YOUR GOAL: Retype the opening lines of the data exactly, stopping after the line that contains "const cap3050Ionomer = [1.31e-6, 2.97e-7, 1.88e-7, 2.01e-7];". Skip every picture.

INPUT RECORDS:

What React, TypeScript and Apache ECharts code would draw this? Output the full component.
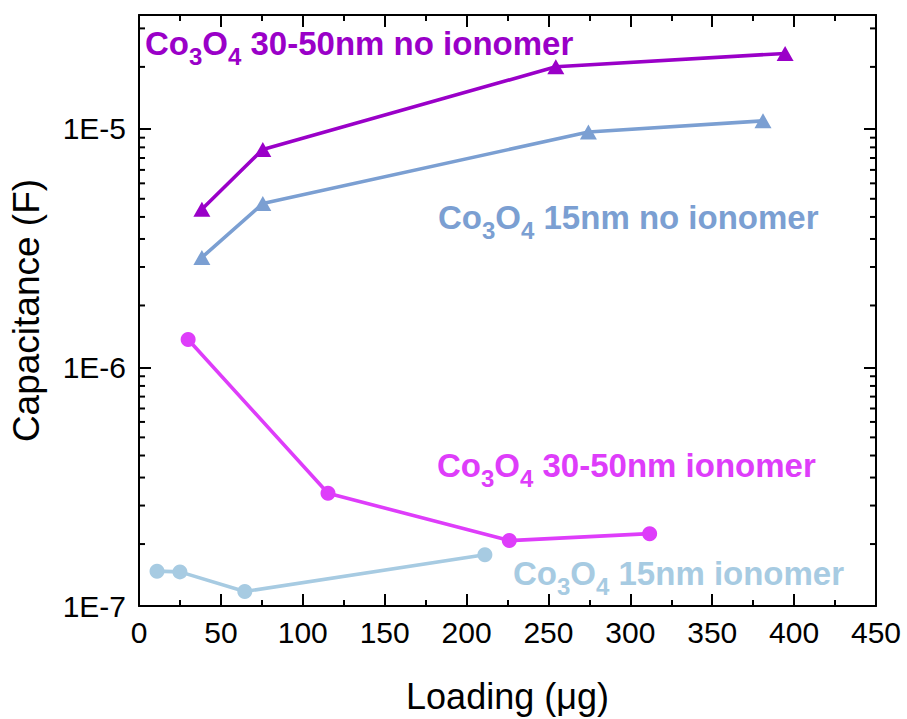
import React, { useEffect, useRef } from 'react';
import * as echarts from 'echarts';

// Loading (µg) and capacitance (F) for each electrode type
const loading3050NoIonomer = [38.4, 75.6, 254.5, 394.5];
const cap3050NoIonomer = [4.6e-6, 8.2e-6, 1.82e-5, 2.07e-5];

const loading15NoIonomer = [38.4, 75.6, 274.4, 381.0];
const cap15NoIonomer = [2.89e-6, 4.86e-6, 9.7e-6, 1.08e-5];

const loading3050Ionomer = [30.0, 115.4, 226.1, 311.8];
const cap3050Ionomer = [1.31e-6, 2.97e-7, 1.88e-7, 2.01e-7];

const loading15Ionomer = [11.0, 25.0, 64.6, 211.2];
const cap15Ionomer = [1.4e-7, 1.39e-7, 1.15e-7, 1.64e-7];

// Axis ranges
const xMin = 0;
const xMax = 450;
const xStep = 50;
const yMin = 1e-7;
const yMax = 3e-5;
const yDecades = [1e-7, 1e-6, 1e-5];
// ten evenly spaced minor ticks inside each decade
const minorSteps = [1, 2, 3, 4, 5, 6, 7, 8, 9, 10];

const colors = {
  nm3050NoIonomer: '#9A00C8',
  nm15NoIonomer: '#7B9FD2',
  nm3050Ionomer: '#DE3DFA',
  nm15Ionomer: '#A7CBE2',
};

const FONT = "'Liberation Sans', Arial, Helvetica, sans-serif";

const zip = (xs: number[], ys: number[]) => xs.map((x, i) => [x, ys[i]]);

const minorYTicks: number[] = [];
yDecades.forEach((d) => {
  minorSteps.forEach((k) => {
    const v = d * (1 + (k * 9) / 11);
    if (v < yMax) minorYTicks.push(v);
  });
});

function chemLabel(rest: string, color: string, left: number, top: number) {
  return {
    type: 'text',
    left,
    top,
    silent: true,
    style: {
      text: `{m|Co}{s|3}{m|O}{s|4}{m| ${rest}}`,
      rich: {
        m: { fontSize: 33, fontWeight: 'bold', fontFamily: FONT, fill: color, lineHeight: 36 },
        // subscript digits sit below the baseline of the main text
        s: { fontSize: 24, fontWeight: 'bold', fontFamily: FONT, fill: color, height: 10, lineHeight: 10, verticalAlign: 'bottom' },
      },
    },
  };
}

const lineSeries = (name: string, data: number[][], color: string, symbol: string, size: number | number[]) => ({
  name,
  type: 'line',
  data,
  symbol,
  symbolSize: size,
  lineStyle: { color, width: 3.6 },
  itemStyle: { color },
  z: 3,
});

export default function App() {
  const ref = useRef<HTMLDivElement>(null);

  useEffect(() => {
    if (!ref.current) return;
    const chart = echarts.init(ref.current, undefined, { renderer: 'svg' });

    const tickStyle = { color: '#000', width: 2 };
    const xAxisBase = {
      type: 'value',
      min: xMin,
      max: xMax,
      interval: xStep,
      axisLine: { show: true, onZero: false, lineStyle: tickStyle },
      axisTick: { show: true, inside: true, length: 12, lineStyle: tickStyle },
      minorTick: { show: true, splitNumber: 2, length: 6, lineStyle: tickStyle },
      splitLine: { show: false },
    };
    const yAxisBase = {
      type: 'log',
      logBase: 10,
      min: yMin,
      max: yMax,
      axisLine: { show: true, onZero: false, lineStyle: tickStyle },
      axisTick: { show: true, inside: true, length: 12, lineStyle: tickStyle },
      splitLine: { show: false },
    };

    chart.setOption({
      animation: false,
      backgroundColor: '#fff',
      grid: { left: 138, right: 31, top: 15, bottom: 111, containLabel: false },
      xAxis: [
        {
          ...xAxisBase,
          position: 'bottom',
          name: 'Loading (μg)',
          nameLocation: 'middle',
          nameGap: 72,
          nameTextStyle: { fontSize: 36, fontFamily: FONT, color: '#000' },
          axisLabel: { fontSize: 30, fontFamily: FONT, color: '#000', margin: 11 },
        },
        { ...xAxisBase, position: 'top', axisLabel: { show: false } },
      ],
      yAxis: [
        {
          ...yAxisBase,
          position: 'left',
          name: 'Capacitance (F)',
          nameLocation: 'middle',
          nameGap: 94,
          nameTextStyle: { fontSize: 37, fontFamily: FONT, color: '#000' },
          axisLabel: {
            fontSize: 30,
            fontFamily: FONT,
            color: '#000',
            margin: 13,
            formatter: (v: number) => {
              const e = Math.log10(v);
              return Math.abs(e - Math.round(e)) < 1e-6 ? `1E${Math.round(e)}` : '';
            },
          },
        },
        { ...yAxisBase, position: 'right', axisLabel: { show: false } },
      ],
      series: [
        lineSeries('Co3O4 30-50nm no ionomer', zip(loading3050NoIonomer, cap3050NoIonomer), colors.nm3050NoIonomer, 'triangle', [17, 15]),
        lineSeries('Co3O4 15nm no ionomer', zip(loading15NoIonomer, cap15NoIonomer), colors.nm15NoIonomer, 'triangle', [17, 15]),
        lineSeries('Co3O4 30-50nm ionomer', zip(loading3050Ionomer, cap3050Ionomer), colors.nm3050Ionomer, 'circle', 15),
        lineSeries('Co3O4 15nm ionomer', zip(loading15Ionomer, cap15Ionomer), colors.nm15Ionomer, 'circle', 15),
        {
          // minor ticks of the log axis on the left and right frames
          type: 'custom',
          silent: true,
          clip: false,
          z: 5,
          data: minorYTicks.map((v) => [xMin, v]),
          encode: { x: 0, y: 1 },
          renderItem: (_params: any, api: any) => {
            const v = api.value(1);
            const l = api.coord([xMin, v]);
            const r = api.coord([xMax, v]);
            const st = { stroke: '#000', lineWidth: 2 };
            return {
              type: 'group',
              children: [
                { type: 'line', shape: { x1: l[0], y1: l[1], x2: l[0] + 6, y2: l[1] }, style: st },
                { type: 'line', shape: { x1: r[0] - 6, y1: r[1], x2: r[0], y2: r[1] }, style: st },
              ],
            };
          },
        },
      ],
      graphic: [
        chemLabel('30-50nm no ionomer', colors.nm3050NoIonomer, 145, 27),
        chemLabel('15nm no ionomer', colors.nm15NoIonomer, 438, 201),
        chemLabel('30-50nm ionomer', colors.nm3050Ionomer, 437, 449),
        chemLabel('15nm ionomer', colors.nm15Ionomer, 513, 557),
      ],
    });

    return () => chart.dispose();
  }, []);

  return (
    <div
      ref={ref}
      style={{ position: 'fixed', left: 0, top: 0, width: 907, height: 719, background: '#fff' }}
    />
  );
}
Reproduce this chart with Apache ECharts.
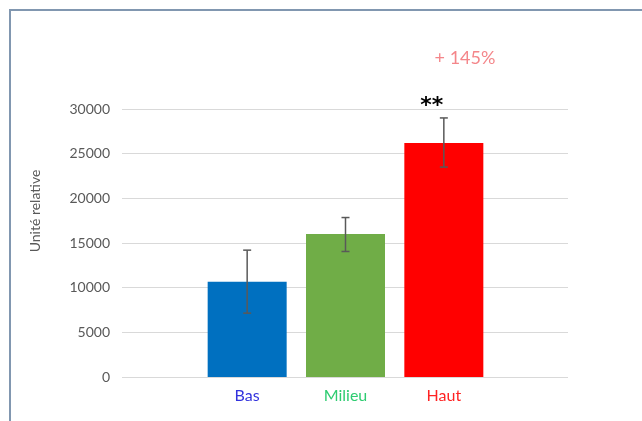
<!DOCTYPE html>
<html>
<head>
<meta charset="utf-8">
<script src="https://cdn.jsdelivr.net/npm/echarts@6/dist/echarts.min.js"></script>
<style>
  html, body { margin: 0; padding: 0; background: #fff; }
  #chart { width: 642px; height: 421px; }
</style>
</head>
<body>
<div id="chart"></div>
<script>
  // données
  const categories = ['Bas', 'Milieu', 'Haut'];
  const values = [10650, 16000, 26200];
  const errLow = [7150, 14050, 23500];
  const errHigh = [14200, 17850, 29000];
  const marks = ['', '', '**'];
  const barColors = ['#0070c0', '#70ad47', '#ff0000'];
  const labelColors = ['#3333dd', '#2ecc71', '#ff2222'];
  const yTicks = [0, 5000, 10000, 15000, 20000, 25000, 30000];

  const FONT = 'Lato, "Open Sans", sans-serif';
  const chart = echarts.init(document.getElementById('chart'));

  const option = {
    backgroundColor: '#fff',
    animation: false,
    grid: [
      { left: 122, right: 74, top: 109, bottom: 44 },
      { left: 198, width: 295, top: 109, bottom: 44 }
    ],
    xAxis: [
      { gridIndex: 0, type: 'value', show: false, min: 0, max: 1 },
      {
        gridIndex: 1,
        type: 'category',
        data: categories,
        axisLine: { show: false },
        axisTick: { show: false },
        axisLabel: {
          margin: 11,
          formatter: (v, i) => `{c${i}|${v}}`,
          rich: {
            c0: { color: labelColors[0], fontFamily: FONT, fontSize: 16 },
            c1: { color: labelColors[1], fontFamily: FONT, fontSize: 16 },
            c2: { color: labelColors[2], fontFamily: FONT, fontSize: 16 }
          }
        }
      }
    ],
    yAxis: [
      {
        gridIndex: 0,
        type: 'value',
        min: yTicks[0],
        max: yTicks[yTicks.length - 1],
        interval: yTicks[1] - yTicks[0],
        axisLine: { show: false },
        axisTick: { show: false },
        axisLabel: {
          color: '#595959', fontFamily: FONT, fontSize: 14, margin: 12,
          formatter: (v) => String(v)
        },
        splitLine: { lineStyle: { color: '#d9d9d9', width: 1 } }
      },
      {
        gridIndex: 1,
        type: 'value',
        show: false,
        min: yTicks[0],
        max: yTicks[yTicks.length - 1]
      }
    ],
    series: [
      {
        type: 'bar',
        xAxisIndex: 1,
        yAxisIndex: 1,
        barWidth: 79,
        z: 2,
        data: values.map((v, i) => ({ value: v, itemStyle: { color: barColors[i] } }))
      },
      {
        type: 'custom',
        xAxisIndex: 1,
        yAxisIndex: 1,
        z: 5,
        data: categories.map((c, i) => [i, errLow[i], errHigh[i]]),
        renderItem: function (params, api) {
          const lo = api.coord([api.value(0), api.value(1)]);
          const hi = api.coord([api.value(0), api.value(2)]);
          const cap = 4;
          const style = { stroke: '#595959', lineWidth: 1.5 };
          const children = [
            { type: 'line', shape: { x1: hi[0], y1: hi[1], x2: lo[0], y2: lo[1] }, style },
            { type: 'line', shape: { x1: hi[0] - cap, y1: hi[1], x2: hi[0] + cap, y2: hi[1] }, style },
            { type: 'line', shape: { x1: lo[0] - cap, y1: lo[1], x2: lo[0] + cap, y2: lo[1] }, style }
          ];
          const mark = marks[params.dataIndex];
          if (mark) {
            children.push({
              type: 'text',
              style: {
                x: hi[0] - 12,
                y: hi[1] - 12,
                text: mark,
                fill: '#000',
                font: 'bold 22px "DejaVu Sans", sans-serif',
                align: 'center',
                verticalAlign: 'middle'
              }
            });
          }
          return { type: 'group', children };
        }
      }
    ],
    graphic: [
      {
        type: 'rect',
        shape: { x: 10, y: 10, width: 700, height: 500 },
        style: { fill: 'none', stroke: '#8197b0', lineWidth: 2 },
        silent: true
      },
      {
        type: 'text',
        x: 35,
        y: 211,
        rotation: Math.PI / 2,
        style: {
          text: 'Unité relative',
          fill: '#595959',
          font: '14px ' + FONT,
          align: 'center',
          verticalAlign: 'middle'
        }
      },
      {
        type: 'text',
        x: 465,
        y: 58,
        style: {
          text: '+ 145%',
          fill: '#f4868a',
          font: '18px ' + FONT,
          align: 'center',
          verticalAlign: 'middle'
        }
      }
    ]
  };

  chart.setOption(option);
</script>
</body>
</html>
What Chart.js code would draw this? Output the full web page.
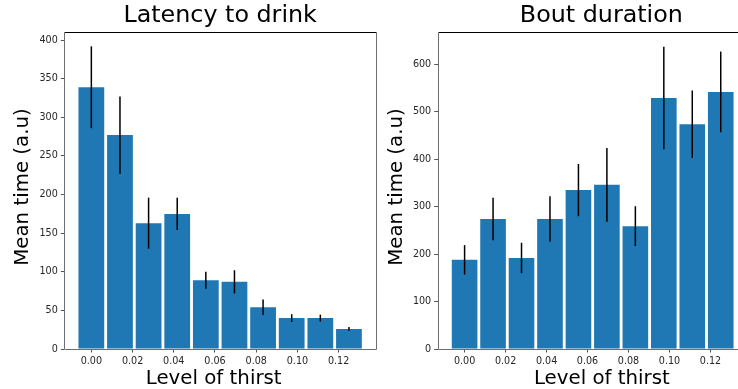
<!DOCTYPE html>
<html>
<head>
<meta charset="utf-8">
<script src="https://cdn.jsdelivr.net/npm/chart.js@4/dist/chart.umd.min.js"></script>
<style>
  html, body { margin: 0; padding: 0; background: #fff; width: 738px; height: 389px; overflow: hidden; }
  .box { position: absolute; top: 0; height: 389px; }
  #b1 { left: 0; width: 380px; }
  #b2 { left: 380px; width: 400px; }
</style>
</head>
<body>
<div class="box" id="b1"><canvas id="c1"></canvas></div>
<div class="box" id="b2"><canvas id="c2"></canvas></div>
<script>
// ---- data ----
const thirstLevels = [0, 0.013889, 0.027778, 0.041667, 0.055556, 0.069444, 0.083333, 0.097222, 0.111111, 0.125];
const latencyMean = [339, 277, 163, 175, 89, 87, 54, 40, 40, 26];
const latencyErr  = [53, 50, 33, 21, 11, 15, 10, 5, 4.5, 2.5];
const boutMean = [188, 274, 192, 274, 335, 346, 259, 529, 474, 542];
const boutErr  = [31, 45, 32, 48, 55, 78, 42, 108, 71, 85];
const xTicks = [0, 0.02, 0.04, 0.06, 0.08, 0.10, 0.12];
const latencyTicks = [0, 50, 100, 150, 200, 250, 300, 350, 400];
const boutTicks = [0, 100, 200, 300, 400, 500, 600];
const xLabelText = 'Level of thirst';
const yLabelText = 'Mean time (a.u)';

const FONT = "'DejaVu Sans', sans-serif";
const BAR = '#1f77b4';

const errorBars = {
  id: 'errorBars',
  afterDatasetsDraw(chart, args, opts) {
    const ctx = chart.ctx, xs = chart.scales.x, ys = chart.scales.y;
    const means = opts.means, errs = opts.errs;
    ctx.save();
    ctx.strokeStyle = '#000';
    ctx.lineWidth = 1.5;
    for (let i = 0; i < means.length; i++) {
      const px = xs.getPixelForValue(thirstLevels[i]);
      ctx.beginPath();
      ctx.moveTo(px, ys.getPixelForValue(means[i] - errs[i]));
      ctx.lineTo(px, ys.getPixelForValue(means[i] + errs[i]));
      ctx.stroke();
    }
    ctx.restore();
  }
};

const spines = {
  id: 'spines',
  afterDraw(chart) {
    const a = chart.chartArea, ctx = chart.ctx;
    const l = Math.round(a.left) + 0.5, r = Math.round(a.right) + 0.5;
    const t = Math.round(a.top) + 0.5, b = Math.round(a.bottom) + 0.5;
    ctx.save();
    ctx.lineWidth = 1;
    ctx.strokeStyle = '#000';
    ctx.beginPath(); ctx.moveTo(l, t); ctx.lineTo(r, t); ctx.stroke();
    ctx.strokeStyle = '#6e6e6e';
    ctx.beginPath(); ctx.moveTo(l, t); ctx.lineTo(l, b); ctx.lineTo(r, b); ctx.lineTo(r, t); ctx.stroke();
    ctx.restore();
  }
};

const axisLabels = {
  id: 'axisLabels',
  afterDraw(chart, args, o) {
    const a = chart.chartArea, ctx = chart.ctx;
    ctx.save();
    ctx.fillStyle = '#000';
    ctx.font = o.size + 'px ' + FONT;
    ctx.textAlign = 'center';
    ctx.textBaseline = 'alphabetic';
    ctx.fillText(o.xText, (a.left + a.right) / 2 + o.xdx, a.bottom + o.xdy);
    ctx.translate(a.left - o.ydx, (a.top + a.bottom) / 2 + o.ydy);
    ctx.rotate(-Math.PI / 2);
    ctx.fillText(o.yText, 0, 0);
    ctx.restore();
  }
};

function makeChart(id, title, means, errs, yTicks, yMax, xMax, yAxisWidth, padRight, lab) {
  return new Chart(document.getElementById(id), {
    type: 'bar',
    data: {
      datasets: [{
        data: thirstLevels.map((x, i) => ({ x: x, y: means[i] })),
        backgroundColor: BAR,
        borderWidth: 0,
        barPercentage: 0.9,
        categoryPercentage: 1.0
      }]
    },
    options: {
      responsive: true,
      maintainAspectRatio: false,
      animation: false,
      layout: { padding: { left: 0, right: padRight, top: 0, bottom: 0 } },
      plugins: {
        legend: { display: false },
        tooltip: { enabled: false },
        title: {
          display: true,
          fullSize: false,
          text: title,
          color: '#000',
          font: { family: FONT, size: 23.8, weight: 'normal', lineHeight: 1.2 },
          padding: { top: 1.3, bottom: 1.8 }
        },
        errorBars: { means: means, errs: errs },
        axisLabels: Object.assign({ xText: xLabelText, yText: yLabelText, size: 19.8 }, lab)
      },
      scales: {
        x: {
          type: 'linear',
          offset: false,
          min: -0.013125,
          max: xMax,
          afterBuildTicks(s) { s.ticks = xTicks.map(v => ({ value: v })); },
          afterFit(s) { s.height = 40; },
          grid: { display: true, drawOnChartArea: false, drawTicks: true, tickLength: 3.5, tickColor: '#555', offset: false },
          border: { display: false },
          ticks: {
            autoSkip: false, maxRotation: 0, padding: 3.5, color: '#262626',
            font: { family: FONT, size: 9.6 },
            callback: v => v.toFixed(2)
          },
          title: { display: false }
        },
        y: {
          min: 0,
          max: yMax,
          afterBuildTicks(s) { s.ticks = yTicks.map(v => ({ value: v })); },
          afterFit(s) { s.width = yAxisWidth; },
          grid: { display: true, drawOnChartArea: false, drawTicks: true, tickLength: 3.5, tickColor: '#555' },
          border: { display: false },
          ticks: {
            autoSkip: false, padding: 3, color: '#262626',
            font: { family: FONT, size: 9.6 },
            callback: v => String(v)
          },
          title: { display: false }
        }
      }
    },
    plugins: [errorBars, spines, axisLabels]
  });
}

makeChart('c1', 'Latency to drink', latencyMean, latencyErr, latencyTicks, 411, 0.138125, 64.3, 4,
  { xdx: -6.5, xdy: 35, ydx: 36.8, ydy: -3.3 });
makeChart('c2', 'Bout duration', boutMean, boutErr, boutTicks, 669, 0.1466, 57.7, 15,
  { xdx: 0.5, xdy: 35, ydx: 35.4, ydy: -3.3 });
</script>
</body>
</html>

FULL ANSWER:
What React, TypeScript and Apache ECharts code would draw this? Output the full component.
import React, { useEffect, useRef } from 'react';
import * as echarts from 'echarts';

// Loading (µg) and capacitance (F) for each electrode type
const loading3050NoIonomer = [38.4, 75.6, 254.5, 394.5];
const cap3050NoIonomer = [4.6e-6, 8.2e-6, 1.82e-5, 2.07e-5];

const loading15NoIonomer = [38.4, 75.6, 274.4, 381.0];
const cap15NoIonomer = [2.89e-6, 4.86e-6, 9.7e-6, 1.08e-5];

const loading3050Ionomer = [30.0, 115.4, 226.1, 311.8];
const cap3050Ionomer = [1.31e-6, 2.97e-7, 1.88e-7, 2.01e-7];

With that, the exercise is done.